Dataset rows

....................

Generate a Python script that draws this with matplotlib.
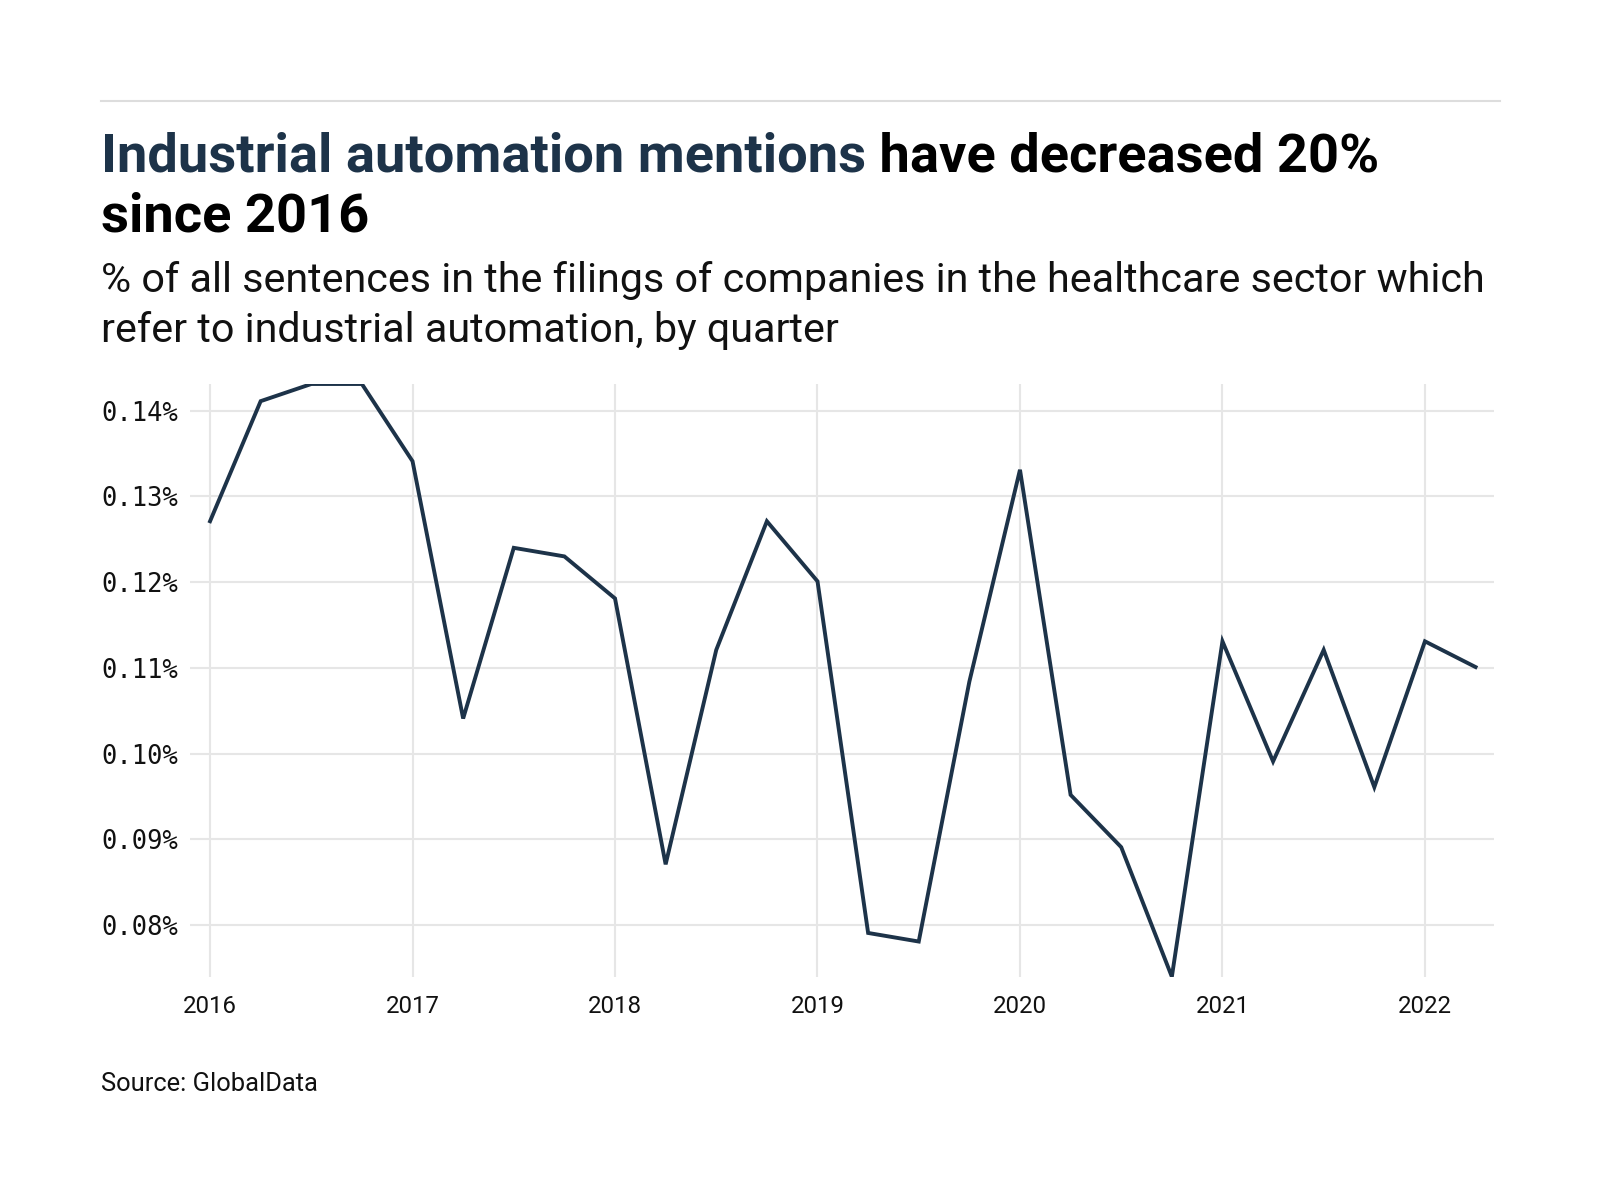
import numpy as np
import matplotlib
matplotlib.use("Agg")
from matplotlib import pyplot as plt
from matplotlib.lines import Line2D

# Quarterly share of sentences mentioning industrial automation (%)
quarters = ["2016Q1", "2016Q2", "2016Q3", "2016Q4",
            "2017Q1", "2017Q2", "2017Q3", "2017Q4",
            "2018Q1", "2018Q2", "2018Q3", "2018Q4",
            "2019Q1", "2019Q2", "2019Q3", "2019Q4",
            "2020Q1", "2020Q2", "2020Q3", "2020Q4",
            "2021Q1", "2021Q2", "2021Q3", "2021Q4",
            "2022Q1", "2022Q2"]
share = [0.1271, 0.1411, 0.1431, 0.1431,
         0.1341, 0.1041, 0.1240, 0.1230,
         0.1181, 0.0871, 0.1121, 0.1271,
         0.1201, 0.0791, 0.0781, 0.1084,
         0.1331, 0.0952, 0.0891, 0.0740,
         0.1131, 0.0991, 0.1121, 0.0961,
         0.1131, 0.1101]
year_ticks = [2016, 2017, 2018, 2019, 2020, 2021, 2022]
pct_ticks = [0.08, 0.09, 0.10, 0.11, 0.12, 0.13, 0.14]

# Convert "YYYYQn" to decimal year
x = np.array([int(q[:4]) + (int(q[-1]) - 1) * 0.25 for q in quarters])
y = np.array(share)

line_color = "#1d3349"
grid_color = "#e6e6e6"
sans = ["Roboto", "DejaVu Sans"]
W, H = 1600, 1200

fig = plt.figure(figsize=(16, 12), dpi=100)
renderer = fig.canvas.get_renderer()


def fit_size(text, width_px, **kw):
    # font size (pt) that makes `text` about width_px wide
    t = fig.text(0, 0, text, fontsize=20, **kw)
    w = t.get_window_extent(renderer).width
    t.remove()
    return 20 * width_px / w


ax = fig.add_axes([190 / W, 1 - 976.7 / H, (1494.4 - 190) / W, (976.7 - 384) / H])

ax.plot(x, y, color=line_color, linewidth=2.8, solid_joinstyle="miter")

ax.set_xlim(2015.901, 2022.343)
ax.set_ylim(y.min(), y.max())
ax.set_xticks(year_ticks)
ax.set_xticklabels([str(t) for t in year_ticks], family=sans,
                   fontsize=fit_size("2016", 54, family=sans), color="#111111")
ax.set_yticks(pct_ticks)
ax.set_yticklabels([f"{t:.2f}%" for t in pct_ticks], family="DejaVu Sans Mono",
                   fontsize=fit_size("0.14%", 77, family="DejaVu Sans Mono"),
                   color="#111111")
ax.tick_params(axis="x", length=0, pad=13.5)
ax.tick_params(axis="y", length=0, pad=8.5)
ax.grid(True, color=grid_color, linewidth=1.5)
ax.set_axisbelow(True)
for s in ax.spines.values():
    s.set_visible(False)

left = 101 / W

# Top rule
fig.add_artist(Line2D([left, 1500 / W], [1 - 101 / H, 1 - 101 / H],
                      color="#dddddd", linewidth=1.5))

# Title in two colours
title_a = "Industrial automation mentions"
title_b = "have decreased 20%"
tsize = fit_size(title_a + " " + title_b, 1275, family=sans, fontweight="bold")
t1 = fig.text(left, 1 - 171.7 / H, title_a, family=sans, fontsize=tsize,
              fontweight="bold", color=line_color, va="baseline", ha="left")
bb = t1.get_window_extent(renderer)
t2 = fig.text(bb.x1 / W, 1 - 171.7 / H, " " + title_b, family=sans, fontsize=tsize,
              fontweight="bold", color="#000000", va="baseline", ha="left")
fig.text(left, 1 - 231 / H, "since 2016", family=sans, fontsize=tsize,
         fontweight="bold", color="#000000", va="baseline", ha="left")

# Subtitle
sub1 = "% of all sentences in the filings of companies in the healthcare sector which"
sub2 = "refer to industrial automation, by quarter"
ssize = fit_size(sub1, 1379, family=sans)
fig.text(left, 1 - 291.7 / H, sub1, family=sans, fontsize=ssize, color="#111111",
         va="baseline", ha="left")
fig.text(left, 1 - 341.7 / H, sub2, family=sans, fontsize=ssize, color="#111111",
         va="baseline", ha="left")

# Source
fig.text(left, 1 - 1091 / H, "Source: GlobalData", family=sans,
         fontsize=fit_size("Source: GlobalData", 217, family=sans),
         color="#111111", va="baseline", ha="left")

fig.savefig("out.png", dpi=100, facecolor="white")
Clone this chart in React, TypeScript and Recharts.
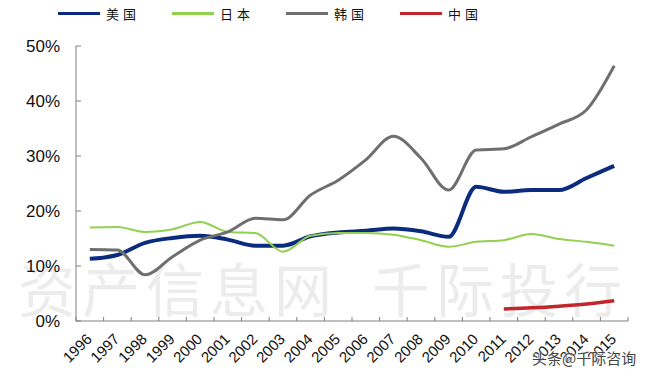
import * as React from 'react';
import { Line, LineChart, XAxis, YAxis } from 'recharts';

const years = ['1996', '1997', '1998', '1999', '2000', '2001', '2002', '2003', '2004', '2005',
    '2006', '2007', '2008', '2009', '2010', '2011', '2012', '2013', '2014', '2015'];
const usShare = [11.3, 12.0, 14.2, 15.1, 15.5, 14.8, 13.7, 13.7, 15.4, 16.1,
    16.4, 16.8, 16.3, 15.3, 24.4, 23.5, 23.8, 23.8, 26.0, 28.2];
const jpShare = [17.0, 17.1, 16.2, 16.7, 18.0, 16.2, 16.0, 12.6, 15.5, 16.0,
    16.0, 15.7, 14.7, 13.5, 14.4, 14.7, 15.8, 14.9, 14.4, 13.7];
const krShare = [13.0, 12.9, 8.4, 11.7, 14.7, 16.2, 18.7, 18.4, 22.9, 25.6,
    29.3, 33.6, 29.6, 23.8, 31.1, 31.3, 33.5, 35.8, 38.4, 46.4];
const cnShare = [null, null, null, null, null, null, null, null, null, null,
    null, null, null, null, null, 2.2, 2.4, 2.7, 3.1, 3.7];
const yTicks = [0, 10, 20, 30, 40, 50];

const series = [
    { key: 'us', name: '美国', color: '#0b2c7e', width: 4 },
    { key: 'jp', name: '日本', color: '#92d050', width: 2 },
    { key: 'kr', name: '韩国', color: '#6f6f6f', width: 3 },
    { key: 'cn', name: '中国', color: '#c0262b', width: 3.5 },
];

const data = years.map((year, i) => ({
    year,
    us: usShare[i],
    jp: jpShare[i],
    kr: krShare[i],
    cn: cnShare[i],
}));

const font = '"Liberation Sans", Arial, sans-serif';
const axisColor = '#7f7f7f';

const XTick = (props: any) => {
    const { x, y, payload, index } = props;
    const half = payload && payload.offset ? payload.offset : 13.8;
    return (
        <g>
            <line x1={x - half} y1={y} x2={x - half} y2={y - 4} stroke={axisColor} />
            {index === years.length - 1 && (
                <line x1={x + half} y1={y} x2={x + half} y2={y - 4} stroke={axisColor} />
            )}
            <text x={x + 3} y={y + 19} textAnchor="end" fontSize={15} fontFamily={font} fill="#111"
                transform={`rotate(-45, ${x + 3}, ${y + 19})`}>
                {payload.value}
            </text>
        </g>
    );
};

const YTick = (props: any) => {
    const { x, y, payload } = props;
    return (
        <g>
            <line x1={x} y1={y} x2={x + 5} y2={y} stroke={axisColor} />
            <text x={x - 16} y={y + 6} textAnchor="end" fontSize={17} fontFamily={font} fill="#111">
                {payload.value}%
            </text>
        </g>
    );
};

export default function App() {
    return (
        <div style={{ position: 'absolute', left: 0, top: 0, width: 661, height: 376, background: '#fff', overflow: 'hidden' }}>
            <div style={{
                position: 'absolute', left: 18, top: 258, fontSize: 58, color: '#ececec', whiteSpace: 'nowrap',
                fontFamily: '"Noto Sans CJK SC", sans-serif', letterSpacing: 6, lineHeight: 1,
            }}>
                资产信息网<span style={{ marginLeft: 34 }}>千际投行</span>
            </div>
            <div style={{ position: 'absolute', left: 0, top: 0 }}>
                <LineChart width={661} height={376} data={data} margin={{ top: 46, right: 33, bottom: 0, left: 0 }}>
                    <XAxis dataKey="year" scale="band" height={55} tickSize={0} tickMargin={0} interval={0}
                        stroke={axisColor} tick={<XTick />} />
                    <YAxis domain={[0, 50]} ticks={yTicks} width={76} tickSize={0} tickMargin={0}
                        stroke={axisColor} tick={<YTick />} />
                    {series.map(s => (
                        <Line key={s.key} type="monotone" dataKey={s.key} name={s.name} stroke={s.color}
                            strokeWidth={s.width} dot={false} isAnimationActive={false} />
                    ))}
                </LineChart>
            </div>
            {series.map((s, i) => (
                <div key={s.key} style={{ position: 'absolute', left: 58 + i * 114, top: 4, display: 'flex', alignItems: 'center', height: 18 }}>
                    <div style={{ width: 42, height: 3, background: s.color }} />
                    <span style={{ marginLeft: 6, fontSize: 13, letterSpacing: 4, color: '#111', fontFamily: '"Noto Sans CJK SC", sans-serif' }}>
                        {s.name}
                    </span>
                </div>
            ))}
            <div style={{
                position: 'absolute', left: 532, top: 347, fontSize: 15, color: '#444', whiteSpace: 'nowrap',
                fontFamily: '"Noto Sans CJK SC", sans-serif', textShadow: '0 0 3px #fff, 0 0 3px #fff',
            }}>
                头条@千际咨询
            </div>
        </div>
    );
}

....................

WHAT TO WORK ON
Repeat the lines above exactly, beginning with the one containing "Clone this chart" and finishing with the one containing "const yTicks = [0, 10, 20, 30, 40, 50];". No pictures belong in the copy.

RESULT OF THIS TASK
Clone this chart in React, TypeScript and Recharts.
import * as React from 'react';
import { Line, LineChart, XAxis, YAxis } from 'recharts';

const years = ['1996', '1997', '1998', '1999', '2000', '2001', '2002', '2003', '2004', '2005',
    '2006', '2007', '2008', '2009', '2010', '2011', '2012', '2013', '2014', '2015'];
const usShare = [11.3, 12.0, 14.2, 15.1, 15.5, 14.8, 13.7, 13.7, 15.4, 16.1,
    16.4, 16.8, 16.3, 15.3, 24.4, 23.5, 23.8, 23.8, 26.0, 28.2];
const jpShare = [17.0, 17.1, 16.2, 16.7, 18.0, 16.2, 16.0, 12.6, 15.5, 16.0,
    16.0, 15.7, 14.7, 13.5, 14.4, 14.7, 15.8, 14.9, 14.4, 13.7];
const krShare = [13.0, 12.9, 8.4, 11.7, 14.7, 16.2, 18.7, 18.4, 22.9, 25.6,
    29.3, 33.6, 29.6, 23.8, 31.1, 31.3, 33.5, 35.8, 38.4, 46.4];
const cnShare = [null, null, null, null, null, null, null, null, null, null,
    null, null, null, null, null, 2.2, 2.4, 2.7, 3.1, 3.7];
const yTicks = [0, 10, 20, 30, 40, 50];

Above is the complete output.